§ **Stated exercise**:
Lines with "Write the TikZ code for this diagram." and "(0,0) rectangle (936,1142);" mark the range, both included. Reproduce exactly that stretch, without pictures.

Records excerpted from a collection:
- - - -
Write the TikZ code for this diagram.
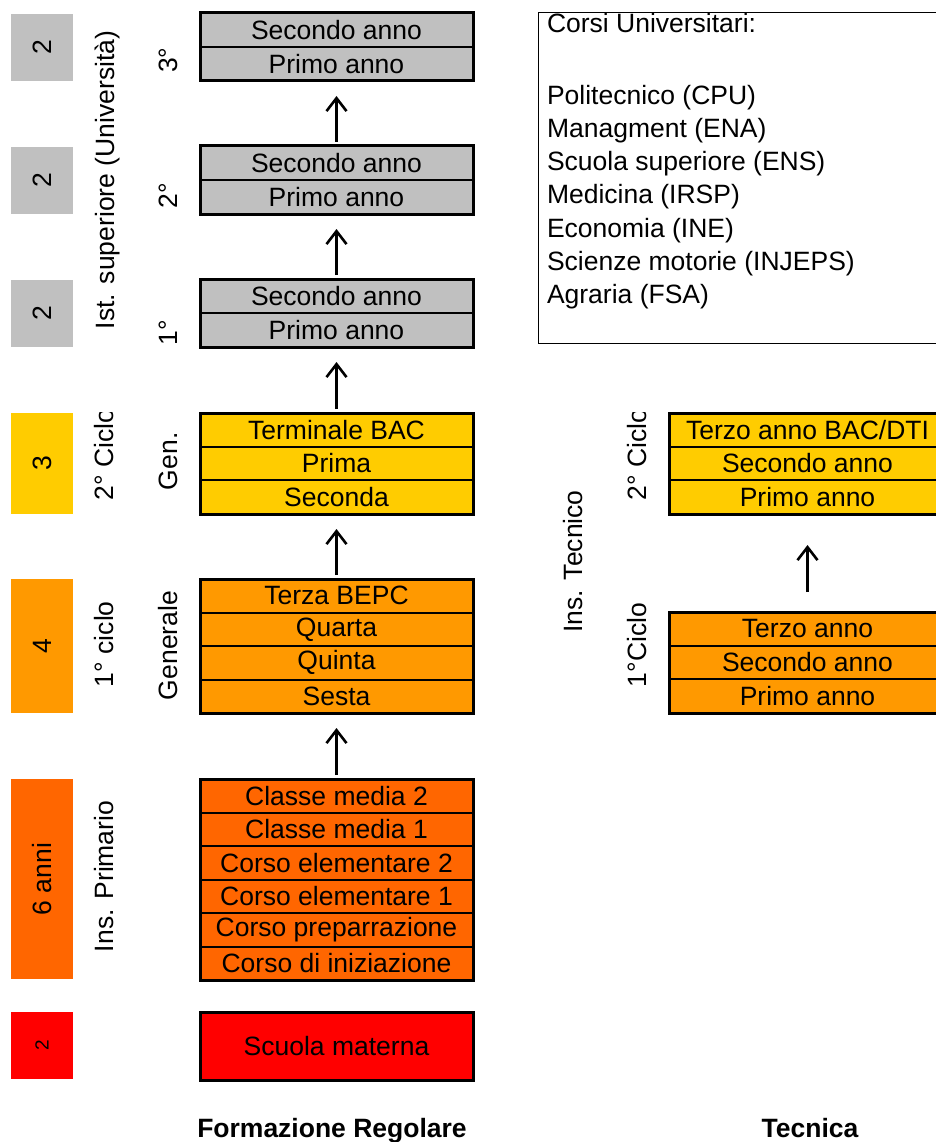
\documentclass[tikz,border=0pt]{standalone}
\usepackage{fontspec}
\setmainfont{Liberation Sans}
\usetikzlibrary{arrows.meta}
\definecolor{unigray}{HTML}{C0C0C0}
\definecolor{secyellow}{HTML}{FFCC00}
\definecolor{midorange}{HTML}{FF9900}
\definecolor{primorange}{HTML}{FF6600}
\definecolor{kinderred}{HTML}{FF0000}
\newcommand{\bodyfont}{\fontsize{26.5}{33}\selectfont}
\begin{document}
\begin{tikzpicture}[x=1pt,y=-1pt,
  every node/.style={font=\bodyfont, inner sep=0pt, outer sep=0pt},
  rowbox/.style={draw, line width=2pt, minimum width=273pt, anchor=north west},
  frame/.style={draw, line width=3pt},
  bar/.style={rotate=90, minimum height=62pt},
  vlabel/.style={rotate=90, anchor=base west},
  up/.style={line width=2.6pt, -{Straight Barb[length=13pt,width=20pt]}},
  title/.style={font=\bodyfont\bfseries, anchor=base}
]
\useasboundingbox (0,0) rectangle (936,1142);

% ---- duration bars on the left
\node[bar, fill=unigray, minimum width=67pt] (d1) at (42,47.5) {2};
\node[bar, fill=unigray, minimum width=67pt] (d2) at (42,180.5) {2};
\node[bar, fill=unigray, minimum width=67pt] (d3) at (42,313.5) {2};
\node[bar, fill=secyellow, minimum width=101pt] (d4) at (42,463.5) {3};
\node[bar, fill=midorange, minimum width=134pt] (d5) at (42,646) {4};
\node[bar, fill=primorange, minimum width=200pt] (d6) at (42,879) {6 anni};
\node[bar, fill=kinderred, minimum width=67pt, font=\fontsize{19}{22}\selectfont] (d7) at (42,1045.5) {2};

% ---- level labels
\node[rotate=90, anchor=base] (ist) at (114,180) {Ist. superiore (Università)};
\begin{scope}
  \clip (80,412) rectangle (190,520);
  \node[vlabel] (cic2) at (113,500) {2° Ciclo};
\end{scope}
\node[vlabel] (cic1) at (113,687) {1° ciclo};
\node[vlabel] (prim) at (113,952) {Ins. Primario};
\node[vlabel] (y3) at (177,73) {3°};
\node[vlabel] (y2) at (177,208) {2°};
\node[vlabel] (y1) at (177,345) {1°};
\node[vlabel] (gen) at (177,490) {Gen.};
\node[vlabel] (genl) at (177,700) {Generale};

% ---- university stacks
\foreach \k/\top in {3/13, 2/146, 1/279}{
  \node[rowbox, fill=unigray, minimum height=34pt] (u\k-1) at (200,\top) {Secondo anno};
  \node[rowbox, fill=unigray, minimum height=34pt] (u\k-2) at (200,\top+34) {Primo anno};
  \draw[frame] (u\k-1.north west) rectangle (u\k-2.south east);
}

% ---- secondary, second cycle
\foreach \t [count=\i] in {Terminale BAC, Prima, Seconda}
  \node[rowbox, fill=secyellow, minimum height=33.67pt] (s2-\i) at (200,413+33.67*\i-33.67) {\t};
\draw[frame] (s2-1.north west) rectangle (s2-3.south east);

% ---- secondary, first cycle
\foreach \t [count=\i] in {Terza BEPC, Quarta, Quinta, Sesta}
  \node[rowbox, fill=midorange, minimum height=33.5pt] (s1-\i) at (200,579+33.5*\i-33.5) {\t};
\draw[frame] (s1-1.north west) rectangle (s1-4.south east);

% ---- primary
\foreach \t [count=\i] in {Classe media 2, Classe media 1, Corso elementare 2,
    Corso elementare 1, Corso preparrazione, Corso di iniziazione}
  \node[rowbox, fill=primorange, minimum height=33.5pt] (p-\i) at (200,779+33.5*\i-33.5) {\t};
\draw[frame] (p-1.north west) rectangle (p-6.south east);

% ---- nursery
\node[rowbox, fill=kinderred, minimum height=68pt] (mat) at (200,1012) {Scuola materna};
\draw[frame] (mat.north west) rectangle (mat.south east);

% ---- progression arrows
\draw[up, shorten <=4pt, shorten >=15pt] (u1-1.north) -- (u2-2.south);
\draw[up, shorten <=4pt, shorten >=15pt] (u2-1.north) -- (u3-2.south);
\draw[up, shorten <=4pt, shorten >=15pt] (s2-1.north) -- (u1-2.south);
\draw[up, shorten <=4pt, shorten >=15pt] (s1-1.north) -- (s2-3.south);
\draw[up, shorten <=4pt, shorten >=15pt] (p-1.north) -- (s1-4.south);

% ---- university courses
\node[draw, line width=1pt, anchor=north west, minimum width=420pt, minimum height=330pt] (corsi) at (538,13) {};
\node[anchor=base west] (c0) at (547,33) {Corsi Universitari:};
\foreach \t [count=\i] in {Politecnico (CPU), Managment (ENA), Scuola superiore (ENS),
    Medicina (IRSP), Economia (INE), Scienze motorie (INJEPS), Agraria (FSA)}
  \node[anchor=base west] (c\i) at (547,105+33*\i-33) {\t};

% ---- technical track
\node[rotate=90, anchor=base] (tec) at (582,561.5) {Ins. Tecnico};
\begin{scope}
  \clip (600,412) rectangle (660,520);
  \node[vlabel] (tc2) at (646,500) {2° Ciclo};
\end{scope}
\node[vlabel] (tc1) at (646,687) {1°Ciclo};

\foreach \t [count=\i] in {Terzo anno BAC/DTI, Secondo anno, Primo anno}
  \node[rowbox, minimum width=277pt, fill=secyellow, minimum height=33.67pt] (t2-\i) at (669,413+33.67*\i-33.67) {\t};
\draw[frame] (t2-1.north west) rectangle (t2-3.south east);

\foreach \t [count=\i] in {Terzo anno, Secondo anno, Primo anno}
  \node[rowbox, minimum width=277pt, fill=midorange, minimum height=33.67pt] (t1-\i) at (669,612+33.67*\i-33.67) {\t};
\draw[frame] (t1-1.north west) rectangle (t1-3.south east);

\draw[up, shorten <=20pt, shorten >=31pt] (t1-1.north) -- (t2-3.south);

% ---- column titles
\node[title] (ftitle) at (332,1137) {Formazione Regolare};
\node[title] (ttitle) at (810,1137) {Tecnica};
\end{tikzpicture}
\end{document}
- - - -
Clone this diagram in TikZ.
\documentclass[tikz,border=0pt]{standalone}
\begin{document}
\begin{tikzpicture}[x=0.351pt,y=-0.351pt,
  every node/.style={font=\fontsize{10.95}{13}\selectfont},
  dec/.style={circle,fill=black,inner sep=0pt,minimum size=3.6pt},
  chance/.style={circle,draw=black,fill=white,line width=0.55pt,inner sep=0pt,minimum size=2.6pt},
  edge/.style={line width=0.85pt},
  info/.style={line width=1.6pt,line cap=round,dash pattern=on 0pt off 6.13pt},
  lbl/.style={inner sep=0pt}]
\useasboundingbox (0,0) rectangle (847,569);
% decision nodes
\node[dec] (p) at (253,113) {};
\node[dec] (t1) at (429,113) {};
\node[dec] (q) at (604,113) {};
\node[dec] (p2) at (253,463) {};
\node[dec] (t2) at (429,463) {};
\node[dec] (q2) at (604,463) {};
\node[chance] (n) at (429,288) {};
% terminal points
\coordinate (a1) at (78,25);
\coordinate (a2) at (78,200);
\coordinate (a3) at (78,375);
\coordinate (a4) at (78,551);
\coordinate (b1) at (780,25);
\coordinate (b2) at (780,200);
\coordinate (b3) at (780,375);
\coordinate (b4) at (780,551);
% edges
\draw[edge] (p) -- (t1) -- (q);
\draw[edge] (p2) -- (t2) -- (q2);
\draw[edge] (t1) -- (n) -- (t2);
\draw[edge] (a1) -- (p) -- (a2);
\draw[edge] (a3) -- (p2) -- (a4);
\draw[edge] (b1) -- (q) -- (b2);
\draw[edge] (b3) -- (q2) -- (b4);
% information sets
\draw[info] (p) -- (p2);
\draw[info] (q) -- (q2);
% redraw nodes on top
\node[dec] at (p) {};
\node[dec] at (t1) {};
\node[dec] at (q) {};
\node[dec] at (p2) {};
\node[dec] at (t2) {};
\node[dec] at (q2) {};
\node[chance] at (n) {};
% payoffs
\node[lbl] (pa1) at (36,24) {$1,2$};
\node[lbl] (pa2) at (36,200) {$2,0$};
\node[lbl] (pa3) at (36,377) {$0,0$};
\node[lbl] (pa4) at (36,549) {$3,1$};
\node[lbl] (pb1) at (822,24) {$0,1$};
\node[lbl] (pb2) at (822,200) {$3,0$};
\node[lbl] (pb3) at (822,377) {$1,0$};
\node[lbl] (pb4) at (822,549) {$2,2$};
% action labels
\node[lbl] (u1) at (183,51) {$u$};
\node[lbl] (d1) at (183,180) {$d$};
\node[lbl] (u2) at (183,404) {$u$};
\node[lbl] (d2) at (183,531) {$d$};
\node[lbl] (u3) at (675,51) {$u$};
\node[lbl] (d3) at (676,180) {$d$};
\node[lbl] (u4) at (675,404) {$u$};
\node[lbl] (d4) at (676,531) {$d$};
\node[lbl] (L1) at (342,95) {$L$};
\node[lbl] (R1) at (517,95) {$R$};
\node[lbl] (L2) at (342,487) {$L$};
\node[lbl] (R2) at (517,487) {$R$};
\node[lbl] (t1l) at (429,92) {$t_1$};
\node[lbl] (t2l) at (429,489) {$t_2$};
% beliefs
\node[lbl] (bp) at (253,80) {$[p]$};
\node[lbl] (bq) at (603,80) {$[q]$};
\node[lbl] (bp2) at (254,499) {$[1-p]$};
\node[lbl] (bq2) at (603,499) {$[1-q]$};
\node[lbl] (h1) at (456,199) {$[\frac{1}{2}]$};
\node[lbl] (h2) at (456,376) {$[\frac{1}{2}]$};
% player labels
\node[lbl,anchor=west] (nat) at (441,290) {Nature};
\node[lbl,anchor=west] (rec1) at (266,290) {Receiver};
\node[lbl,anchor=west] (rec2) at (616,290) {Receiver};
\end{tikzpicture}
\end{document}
- - - -
§ **Correct output**:
Write the TikZ code for this diagram.
\documentclass[tikz,border=0pt]{standalone}
\usepackage{fontspec}
\setmainfont{Liberation Sans}
\usetikzlibrary{arrows.meta}
\definecolor{unigray}{HTML}{C0C0C0}
\definecolor{secyellow}{HTML}{FFCC00}
\definecolor{midorange}{HTML}{FF9900}
\definecolor{primorange}{HTML}{FF6600}
\definecolor{kinderred}{HTML}{FF0000}
\newcommand{\bodyfont}{\fontsize{26.5}{33}\selectfont}
\begin{document}
\begin{tikzpicture}[x=1pt,y=-1pt,
  every node/.style={font=\bodyfont, inner sep=0pt, outer sep=0pt},
  rowbox/.style={draw, line width=2pt, minimum width=273pt, anchor=north west},
  frame/.style={draw, line width=3pt},
  bar/.style={rotate=90, minimum height=62pt},
  vlabel/.style={rotate=90, anchor=base west},
  up/.style={line width=2.6pt, -{Straight Barb[length=13pt,width=20pt]}},
  title/.style={font=\bodyfont\bfseries, anchor=base}
]
\useasboundingbox (0,0) rectangle (936,1142);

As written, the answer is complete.